**DESCRIPTION OF THE TASK**. Exactly reproduce the entries, dropping any pictures from your copy.

(Records from a data source)
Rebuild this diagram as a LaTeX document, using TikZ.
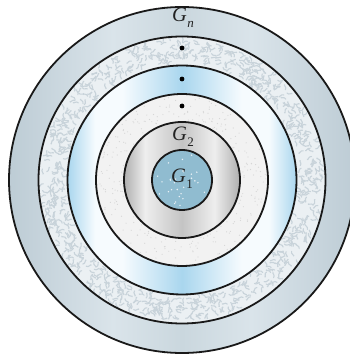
\documentclass[tikz,border=0pt]{standalone}
\usepackage{fontspec}
\setmainfont{Liberation Serif}
\usetikzlibrary{calc}
\definecolor{outerA}{HTML}{BDCCD5}
\definecolor{outerB}{HTML}{DAE4EA}
\definecolor{outerC}{HTML}{CAD7DE}
\definecolor{mottleBase}{HTML}{EBF0F3}
\definecolor{mottle}{HTML}{C8D3DA}
\definecolor{blueA}{HTML}{A9D6EE}
\definecolor{blueW}{HTML}{F6FBFE}
\definecolor{dotBase}{HTML}{F2F2F2}
\definecolor{dotGray}{HTML}{D6D6D6}
\definecolor{grayA}{HTML}{AFAFAF}
\definecolor{grayW}{HTML}{EEEEEE}
\definecolor{grayM}{HTML}{C4C4C4}
\definecolor{innerBlue}{HTML}{90BCD0}
\definecolor{labelcol}{HTML}{222222}
\pgfdeclarehorizontalshading{outerband}{100bp}{color(0bp)=(outerA); color(25bp)=(outerA); color(40bp)=(outerB); color(50bp)=(outerC); color(60bp)=(outerB); color(75bp)=(outerA); color(100bp)=(outerA)}
\pgfdeclarehorizontalshading{blueband}{100bp}{color(0bp)=(blueA); color(25bp)=(blueA); color(31bp)=(blueW); color(37bp)=(blueW); color(50bp)=(blueA); color(63bp)=(blueW); color(69bp)=(blueW); color(75bp)=(blueA); color(100bp)=(blueA)}
\pgfdeclarehorizontalshading{grayband}{100bp}{color(0bp)=(grayA); color(25bp)=(grayA); color(34bp)=(grayW); color(50bp)=(grayM); color(64bp)=(grayW); color(75bp)=(grayA); color(100bp)=(grayA)}
\newcommand{\gsub}[1]{{\itshape G}\kern0.5pt\raisebox{-0.28em}{\fontsize{13}{13}\selectfont #1}}
\tikzset{
  ringline/.style={draw=black!90, line width=1.8pt},
  mottlestroke/.style={draw=mottle, line width=1.1pt, line cap=round, line join=round},
  glabel/.style={text=labelcol, inner sep=0pt, font=\fontsize{20.5}{22}\selectfont},
  gapdot/.style={fill=black, circle, inner sep=0pt, minimum size=4.8pt}
}
\begin{document}
\begin{tikzpicture}[x=1pt, y=1pt]
\useasboundingbox (0,0) rectangle (350,354);
\clip (0,0) rectangle (350,354);
\coordinate (c) at (182,174);
% fills
\shade[shading=outerband] (c) circle (173);
\fill[mottleBase] (c) circle (143.5);
\pgfmathsetseed{7}
\begin{scope}[shift={(182,174)}]
\foreach \i in {1,...,900}{
  \pgfmathsetmacro\ang{rnd*360}
  \pgfmathsetmacro\rad{118+rnd*22}
  \pgfmathsetmacro\dir{rnd*360}
  \draw[mottlestroke] (\ang:\rad) .. controls +(\dir:3) and +(\dir+120:2) .. +(\dir+50:5);
}
\end{scope}
\shade[shading=blueband] (c) circle (114.5);
\fill[dotBase] (c) circle (86);
\begin{scope}[shift={(182,174)}]
\foreach \i in {1,...,260}{
  \pgfmathsetmacro\ang{rnd*360}
  \pgfmathsetmacro\rad{60+rnd*24}
  \fill[dotGray] (\ang:\rad) circle (0.6);
}
\end{scope}
\shade[shading=grayband] (c) circle (58);
\fill[innerBlue] (c) circle (30);
\begin{scope}[shift={(182,174)}]
\foreach \i in {1,...,30}{
  \pgfmathsetmacro\ang{rnd*360}
  \pgfmathsetmacro\rad{3+rnd*24}
  \fill[white!80!innerBlue] (\ang:\rad) circle (0.8);
}
\end{scope}
% outlines
\foreach \r in {173,143.5,114.5,86,58,30}{
  \draw[ringline] (c) circle (\r);
}
% labels
\node[glabel] (g1) at (182,175) {\gsub{1}};
\node[glabel] (g2) at (183,217) {\gsub{2}};
\node[glabel] (gn) at (183,336) {\gsub{\itshape n}};
\node[gapdot] (d1) at (182,306) {};
\node[gapdot] (d2) at (182,275) {};
\node[gapdot] (d3) at (182,248) {};
\end{tikzpicture}
\end{document}
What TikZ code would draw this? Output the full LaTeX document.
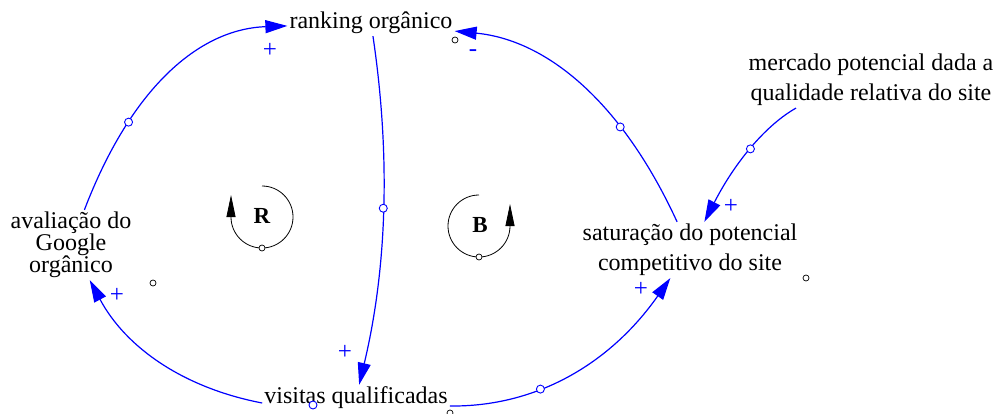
\documentclass[tikz,border=0pt]{standalone}
\usepackage{fontspec}
\setmainfont{Liberation Serif}
\usetikzlibrary{arrows.meta}

\begin{document}
\begin{tikzpicture}[x=1pt,y=-1pt,
    var/.style={align=center,inner sep=2pt,font=\fontsize{24}{30}\selectfont},
    link/.style={blue,line width=1.2pt,-{Triangle[length=22pt,width=13pt]}},
    pol/.style={blue,inner sep=0pt,font=\fontsize{25}{25}\selectfont},
    knob/.style={circle,draw=blue,fill=white,line width=0.9pt,inner sep=0pt,minimum size=8pt},
    dot/.style={circle,draw=black,fill=white,line width=0.7pt,inner sep=0pt,minimum size=6pt},
    loopline/.style={line width=0.8pt,-{Triangle[length=22pt,width=9pt]}}]
  \useasboundingbox (0,0) rectangle (998,414);
  % variables
  \node[var] (rank) at (371,23) {ranking orgânico};
  \node[var] (vis) at (356,398) {visitas qualificadas};
  \node[var,font=\fontsize{24}{22}\selectfont] (aval) at (71,245) {avaliação do\\Google\\orgânico};
  \node[var] (sat) at (690,250) {saturação do potencial\\competitivo do site};
  \node[var] (merc) at (871,80) {mercado potencial dada a\\qualidade relativa do site};
  % links
  \draw[link] (aval) .. controls (131,88) and (199,29) .. node[knob,pos=0.28] {} (rank);
  \draw[link] (sat) .. controls (622,102) and (547,40) .. node[knob,pos=0.31] {} (rank);
  \draw[link] (rank) .. controls (390,151) and (388,264) .. node[knob,pos=0.5] {} (vis);
  \draw[link] ([yshift=-5pt]vis.west) .. controls (184,388) and (126,348) .. (aval);
  \draw[link] ([yshift=-8pt]vis.east) .. controls (536,407) and (610,364) .. node[knob,pos=0.37] {} (sat);
  \draw[link] ([xshift=-75pt]merc.south) .. controls (766,125) and (735,162) .. node[knob,pos=0.5] {} (sat);
  \node[knob] (k4) at (313,405) {};
  % polarities
  \node[pol] (p1) at (270,50) {+};
  \node[pol] (p2) at (473,53) {-};
  \node[pol] (p3) at (345,352) {+};
  \node[pol] (p4) at (117,295) {+};
  \node[pol] (p5) at (641,289) {+};
  \node[pol] (p6) at (731,206) {+};
  % small markers
  \node[dot] (d1) at (455,40) {};
  \node[dot] (d2) at (153,283) {};
  \node[dot] (d3) at (806,278) {};
  \node[dot] (d4) at (450,413) {};
  % loops
  \draw[loopline] (262,186) arc[start angle=90,end angle=-180,radius=31pt] -- ++(0,-22);
  \node[dot] (lr) at (262,248) {};
  \node[font=\fontsize{23}{23}\selectfont\bfseries] (R) at (262,216) {R};
  \draw[loopline] (479,195) arc[start angle=90,end angle=360,radius=31pt] -- ++(0,-22);
  \node[dot] (lb) at (479,257) {};
  \node[font=\fontsize{23}{23}\selectfont\bfseries] (B) at (480,225) {B};
\end{tikzpicture}
\end{document}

**CORRECT RESPONSE**.
Rebuild this diagram as a LaTeX document, using TikZ.
\documentclass[tikz,border=0pt]{standalone}
\usepackage{fontspec}
\setmainfont{Liberation Serif}
\usetikzlibrary{calc}
\definecolor{outerA}{HTML}{BDCCD5}
\definecolor{outerB}{HTML}{DAE4EA}
\definecolor{outerC}{HTML}{CAD7DE}
\definecolor{mottleBase}{HTML}{EBF0F3}
\definecolor{mottle}{HTML}{C8D3DA}
\definecolor{blueA}{HTML}{A9D6EE}
\definecolor{blueW}{HTML}{F6FBFE}
\definecolor{dotBase}{HTML}{F2F2F2}
\definecolor{dotGray}{HTML}{D6D6D6}
\definecolor{grayA}{HTML}{AFAFAF}
\definecolor{grayW}{HTML}{EEEEEE}
\definecolor{grayM}{HTML}{C4C4C4}
\definecolor{innerBlue}{HTML}{90BCD0}
\definecolor{labelcol}{HTML}{222222}
\pgfdeclarehorizontalshading{outerband}{100bp}{color(0bp)=(outerA); color(25bp)=(outerA); color(40bp)=(outerB); color(50bp)=(outerC); color(60bp)=(outerB); color(75bp)=(outerA); color(100bp)=(outerA)}
\pgfdeclarehorizontalshading{blueband}{100bp}{color(0bp)=(blueA); color(25bp)=(blueA); color(31bp)=(blueW); color(37bp)=(blueW); color(50bp)=(blueA); color(63bp)=(blueW); color(69bp)=(blueW); color(75bp)=(blueA); color(100bp)=(blueA)}
\pgfdeclarehorizontalshading{grayband}{100bp}{color(0bp)=(grayA); color(25bp)=(grayA); color(34bp)=(grayW); color(50bp)=(grayM); color(64bp)=(grayW); color(75bp)=(grayA); color(100bp)=(grayA)}
\newcommand{\gsub}[1]{{\itshape G}\kern0.5pt\raisebox{-0.28em}{\fontsize{13}{13}\selectfont #1}}
\tikzset{
  ringline/.style={draw=black!90, line width=1.8pt},
  mottlestroke/.style={draw=mottle, line width=1.1pt, line cap=round, line join=round},
  glabel/.style={text=labelcol, inner sep=0pt, font=\fontsize{20.5}{22}\selectfont},
  gapdot/.style={fill=black, circle, inner sep=0pt, minimum size=4.8pt}
}
\begin{document}
\begin{tikzpicture}[x=1pt, y=1pt]
\useasboundingbox (0,0) rectangle (350,354);
\clip (0,0) rectangle (350,354);
\coordinate (c) at (182,174);
% fills
\shade[shading=outerband] (c) circle (173);
\fill[mottleBase] (c) circle (143.5);
\pgfmathsetseed{7}
\begin{scope}[shift={(182,174)}]
\foreach \i in {1,...,900}{
  \pgfmathsetmacro\ang{rnd*360}
  \pgfmathsetmacro\rad{118+rnd*22}
  \pgfmathsetmacro\dir{rnd*360}
  \draw[mottlestroke] (\ang:\rad) .. controls +(\dir:3) and +(\dir+120:2) .. +(\dir+50:5);
}
\end{scope}
\shade[shading=blueband] (c) circle (114.5);
\fill[dotBase] (c) circle (86);
\begin{scope}[shift={(182,174)}]
\foreach \i in {1,...,260}{
  \pgfmathsetmacro\ang{rnd*360}
  \pgfmathsetmacro\rad{60+rnd*24}
  \fill[dotGray] (\ang:\rad) circle (0.6);
}
\end{scope}
\shade[shading=grayband] (c) circle (58);
\fill[innerBlue] (c) circle (30);
\begin{scope}[shift={(182,174)}]
\foreach \i in {1,...,30}{
  \pgfmathsetmacro\ang{rnd*360}
  \pgfmathsetmacro\rad{3+rnd*24}
  \fill[white!80!innerBlue] (\ang:\rad) circle (0.8);
}
\end{scope}
% outlines
\foreach \r in {173,143.5,114.5,86,58,30}{
  \draw[ringline] (c) circle (\r);
}
% labels
\node[glabel] (g1) at (182,175) {\gsub{1}};
\node[glabel] (g2) at (183,217) {\gsub{2}};
\node[glabel] (gn) at (183,336) {\gsub{\itshape n}};
\node[gapdot] (d1) at (182,306) {};
\node[gapdot] (d2) at (182,275) {};
\node[gapdot] (d3) at (182,248) {};
\end{tikzpicture}
\end{document}
What TikZ code would draw this? Output the full LaTeX document.
\documentclass[tikz,border=0pt]{standalone}
\usepackage{fontspec}
\setmainfont{Liberation Serif}
\usetikzlibrary{arrows.meta}

\begin{document}
\begin{tikzpicture}[x=1pt,y=-1pt,
    var/.style={align=center,inner sep=2pt,font=\fontsize{24}{30}\selectfont},
    link/.style={blue,line width=1.2pt,-{Triangle[length=22pt,width=13pt]}},
    pol/.style={blue,inner sep=0pt,font=\fontsize{25}{25}\selectfont},
    knob/.style={circle,draw=blue,fill=white,line width=0.9pt,inner sep=0pt,minimum size=8pt},
    dot/.style={circle,draw=black,fill=white,line width=0.7pt,inner sep=0pt,minimum size=6pt},
    loopline/.style={line width=0.8pt,-{Triangle[length=22pt,width=9pt]}}]
  \useasboundingbox (0,0) rectangle (998,414);
  % variables
  \node[var] (rank) at (371,23) {ranking orgânico};
  \node[var] (vis) at (356,398) {visitas qualificadas};
  \node[var,font=\fontsize{24}{22}\selectfont] (aval) at (71,245) {avaliação do\\Google\\orgânico};
  \node[var] (sat) at (690,250) {saturação do potencial\\competitivo do site};
  \node[var] (merc) at (871,80) {mercado potencial dada a\\qualidade relativa do site};
  % links
  \draw[link] (aval) .. controls (131,88) and (199,29) .. node[knob,pos=0.28] {} (rank);
  \draw[link] (sat) .. controls (622,102) and (547,40) .. node[knob,pos=0.31] {} (rank);
  \draw[link] (rank) .. controls (390,151) and (388,264) .. node[knob,pos=0.5] {} (vis);
  \draw[link] ([yshift=-5pt]vis.west) .. controls (184,388) and (126,348) .. (aval);
  \draw[link] ([yshift=-8pt]vis.east) .. controls (536,407) and (610,364) .. node[knob,pos=0.37] {} (sat);
  \draw[link] ([xshift=-75pt]merc.south) .. controls (766,125) and (735,162) .. node[knob,pos=0.5] {} (sat);
  \node[knob] (k4) at (313,405) {};
  % polarities
  \node[pol] (p1) at (270,50) {+};
  \node[pol] (p2) at (473,53) {-};
  \node[pol] (p3) at (345,352) {+};
  \node[pol] (p4) at (117,295) {+};
  \node[pol] (p5) at (641,289) {+};
  \node[pol] (p6) at (731,206) {+};
  % small markers
  \node[dot] (d1) at (455,40) {};
  \node[dot] (d2) at (153,283) {};
  \node[dot] (d3) at (806,278) {};
  \node[dot] (d4) at (450,413) {};
  % loops
  \draw[loopline] (262,186) arc[start angle=90,end angle=-180,radius=31pt] -- ++(0,-22);
  \node[dot] (lr) at (262,248) {};
  \node[font=\fontsize{23}{23}\selectfont\bfseries] (R) at (262,216) {R};
  \draw[loopline] (479,195) arc[start angle=90,end angle=360,radius=31pt] -- ++(0,-22);
  \node[dot] (lb) at (479,257) {};
  \node[font=\fontsize{23}{23}\selectfont\bfseries] (B) at (480,225) {B};
\end{tikzpicture}
\end{document}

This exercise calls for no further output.